I received a letter this week from a teacher wanting to know about ability grouping. Her principal wants to reduce the heterogeneity in reading achievement, so teachers will not have to make adjustments. She wanted to know what I thought of this arrangement.
I see a lot of these schemes these days in urban schools. Often the school will have three second-grade classrooms or three third-grade classrooms, and all the low kids end up in one room, and all the high ones in another room. The research says that these arrangements slightly advantage the top kids, but that they suppress the achievement gains of the rest of the kids (much more downside than upside).
Within class adjustments, the teacher having different kids spending part of their day working in different materials is not as problematic. Such arrangements can have a downside, but the improved appropriateness of instruction tends to be a bigger advantage.

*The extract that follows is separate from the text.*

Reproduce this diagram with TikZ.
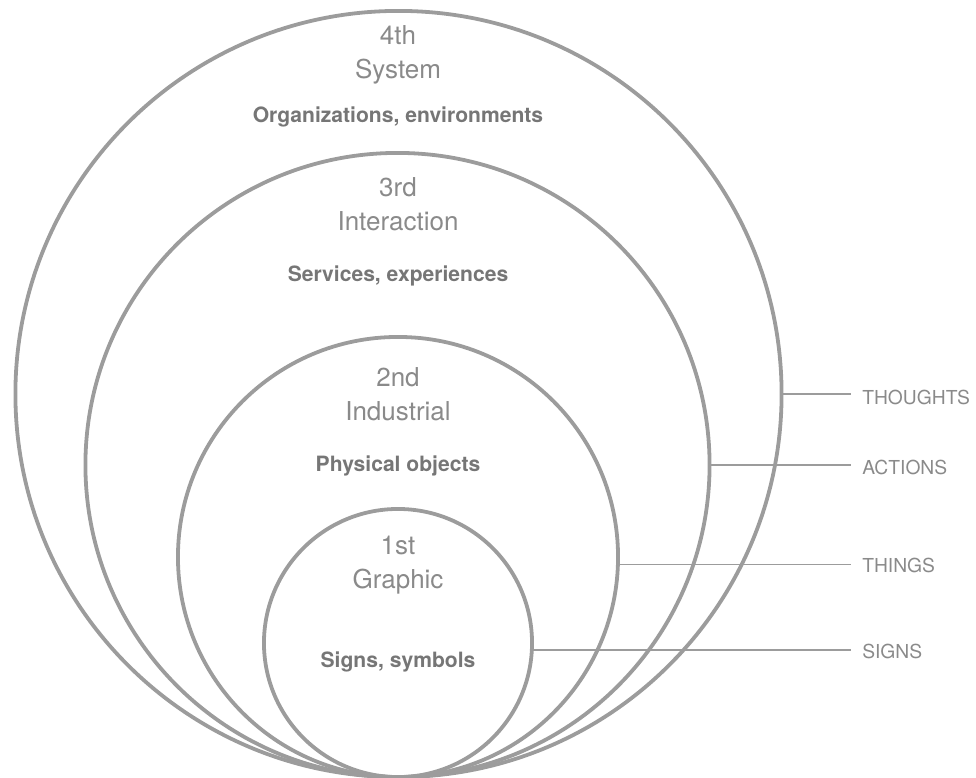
\documentclass[tikz,border=0pt]{standalone}
\usepackage{fontspec}
\setmainfont{TeX Gyre Heros}
\begin{document}
\definecolor{ring}{HTML}{9C9C9C}
\definecolor{soft}{HTML}{8A8A8A}
\definecolor{strong}{HTML}{767676}
\begin{tikzpicture}[x=0.025cm,y=-0.025cm,
  ringc/.style={circle,draw=ring,line width=2.7pt,inner sep=0pt,outer sep=0pt},
  tick/.style={draw=ring,line width=1.1pt},
  level/.style={text=soft,font=\fontsize{18.5}{24}\selectfont,align=center,inner sep=0pt},
  scope/.style={text=strong,font=\fontsize{15}{17}\selectfont\bfseries,inner sep=0pt},
  tag/.style={text=soft,font=\fontsize{13.7}{15}\selectfont,anchor=west,inner sep=0pt,inner xsep=0.275cm}]
\useasboundingbox (0,0) rectangle (976,778);

% nested rings, all touching at the bottom
\node[ringc,minimum size=19.15cm] (c4) at (398.5,394) {};
\node[ringc,minimum size=15.6cm]  (c3) at (397.5,465) {};
\node[ringc,minimum size=11cm]    (c2) at (398,557) {};
\node[ringc,minimum size=6.7cm]   (c1) at (398,643) {};

% ring titles
\node[level] (t4) at (398,55) {4th\\System};
\node[scope] (s4) at (398,117) {Organizations, environments};
\node[level] (t3) at (398,204) {3rd\\Interaction};
\node[scope] (s3) at (398,276) {Services, experiences};
\node[level] (t2) at (398,394) {2nd\\Industrial};
\node[scope] (s2) at (398,466) {Physical objects};
\node[level] (t1) at (398,565) {1st\\Graphic};
\node[scope] (s1) at (398,662) {Signs, symbols};

% side labels
\node[tag] (thoughts) at (851,397) {THOUGHTS};
\node[tag] (actions)  at (851,467) {ACTIONS};
\node[tag] (things)   at (851,565) {THINGS};
\node[tag] (signs)    at (851,651) {SIGNS};

% leaders from each ring to its label
\draw[tick] (c4.-0.45) -- (c4.-0.45 -| thoughts.west);
\draw[tick] (c3.-0.4)  -- (c3.-0.4 -| actions.west);
\draw[tick] (c2.-2.1)  -- (c2.-2.1 -| things.west);
\draw[tick] (c1.-3.4)  -- (c1.-3.4 -| signs.west);
\end{tikzpicture}
\end{document}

I think part of the problem with tracking kids into different classrooms is that it just gets a lot harder to teach a class with all of the problem learners (these kids aren’t just lower, learning for them is more difficult, so concentrating those difficulties can overwhelm the teacher). Also, kids learn a lot from models. They see what other, abler, kids do and mimic it; in segregated classrooms, such models aren’t available so learning slows down. Also, this kind of placement often fools teachers (no matter what level of kids that they have) into thinking that they don’t need to adjust difficulty levels. They figure everyone must be at the right level, so teaching devolves to whole class teaching with little adjustment or opportunity to read things closer to one’s reading level. Finally, in mixed race/ethnicity schools, guess which kids get dumped in the low class?
The research is clear: heterogeneous assignment to classrooms is the best way to go during the elementary grades.